НОРШТЕЙН-СТУДИЯ

 

 

Мультипликация, безусловно, своеобразная кунсткамера. Здесь требуется особая глава в трудах Альфреда Брема. Числитель ВГИКа явно уступает знаменателю притекших в мультипликацию черт знает откуда творцов. Геллер – из знаменателя.

Мы с Эдиком Назаровым рецензировали его работы для экзаменов на Высшие режиссерские курсы. Из груды документов посмотрело асимметричное лицо. Попытались представить, как оно говорит.

– Эдик, по-моему, у него не все хорошо с дикцией.

– Ну да, и учился на факультете дефектологии, – читает биографию Эдик.

Знали бы бедные абитуриенты, что говорят о них негодяи гаеры-экзаменаторы, приканчивая бутылку и зажевывая бутербродом после первого просмотра их работ.

Смешно сказать – «мы их изучаем». А они нас, сидя перед приемной комиссией?

Как цитировал кого-то из своих корешей знаменитый наш выпускник Миша Тумеля:

«Ну что ты волнуешься, а они (это мы, комиссия), думаешь, не волнуются? А вдруг не тех возьмут?»

– И я успокоился, – закончил Миша.

Мы действительно комплексовали. А вдруг возьмем недостаточно сумасшедших, странных? Как жаль, что фраза Маркса (Карла, конечно): «Поэты странные люди, пусть живут как хотят», досталась поэтам. Она неплохо бы сияла над нами, мультипликаторами.

«Странность» в марксовом понимании наполняла Диму до краев, потому-то он был точно «наш клиент». И персонажи, нарисованные уже на курсах, тоже были странные, вне классификации. А он пытался мне объяснить, что делает тему «Охотников на снегу» Брейгеля Старшего. Я понимал его рассказ на уровне хруста снега и огня в доме, где тебя ждут, но никак не мог связать его с Димиными персонажами. А он мысленным взором уже тогда улетал за компьютерное стекло и там, среди адовых «гектопаскалей»*, сооружал недоступную для моего понимания жизнь.
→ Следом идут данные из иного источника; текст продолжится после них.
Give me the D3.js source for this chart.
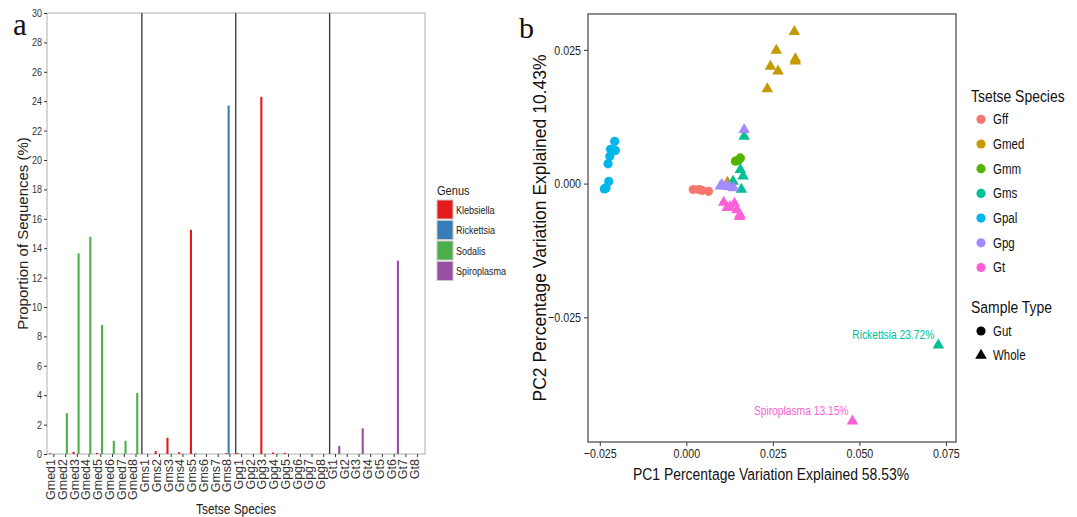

У него уже тогда в голове маячила своя музыка, свое Танго. «Охотники» были поводом. Надо же за что-то держаться. Он смотрел тогда на меня с полуулыбкой, как ласковый доктор на своего несмышленого пациента. И когда, много времени спустя, он принес первые сцены своего фильма «Привет из Кисловодска», получившего впоследствии множество премий, я вспомнил злосчастных «Охотников», и понял: Брейгель не виноват. Просто Дима так говорит – темно и не всегда ясно, будто во рту пытается языком завязать узелок на нитке. Да и слова произносит в три экспозиции сразу. И все же я ругал его крепко за отсутствие игры, за то, что он обедняет фильм, что не дает зрителю отметин пространства, что много времени тратит на эффекты, что нужно внимательнее смотреть вокруг, что жизнь богаче компьютерного компота. Дима многое понимает, потому и бьется в тисках компьютера, между обольстительной имитацией реальности и жаждой уйти от нее. Поэтому сочиняет своих странных персонажей, погружая их в дымку реальной нереальности. Поэтому Гофман не случаен в его творчестве: ему нужны кружевные тончайшие манжеты, камзолы, портреты, смотрящие в нас из 18-19 веков. Ему нужен венецианский карнавал и художник Лонги, которого, быть может, он и не знает, но чувствует и вычисляет, как вычисляют планету по закону гравитации.

Он таинственен, Дима Геллер, человек с асимметричным лицом художника.

Я не удивился бы, если бы однажды кто-то, войдя в комнату, где Дима сидит за компьютером, не обнаружил его—значит, он ушел в 18 век и, надо думать, скоро вернется с каким-нибудь «Волшебным фонарем», откуда будет слышен смех, игривые речи, фейерверк. Как знать, может, его кино и есть тот самый «Волшебный фонарь», и не случайно он делает сейчас фильм «Признание в любви» о Луисе Бунюэле.

После наших с ним разговоров со страхом звоню Кате (моей студентке и по совместительству жене Диминого брата, у которых Дима останавливается в Москве) и спрашиваю: «Дима живой?». «Ой, Юрий Борисович, еще как живой! Он такой счастливый пришел. Говорит, что Вы ему все правильно сказали». Я с облегчением вешаю трубку, мысленно прокручиваю его фильм и думаю, что неплохо бы научиться завязывать языком узелок на нитке.

 

Юрий НОРШТЕЙН

*«гектопаскаль» – единица недоступности для моего воображения.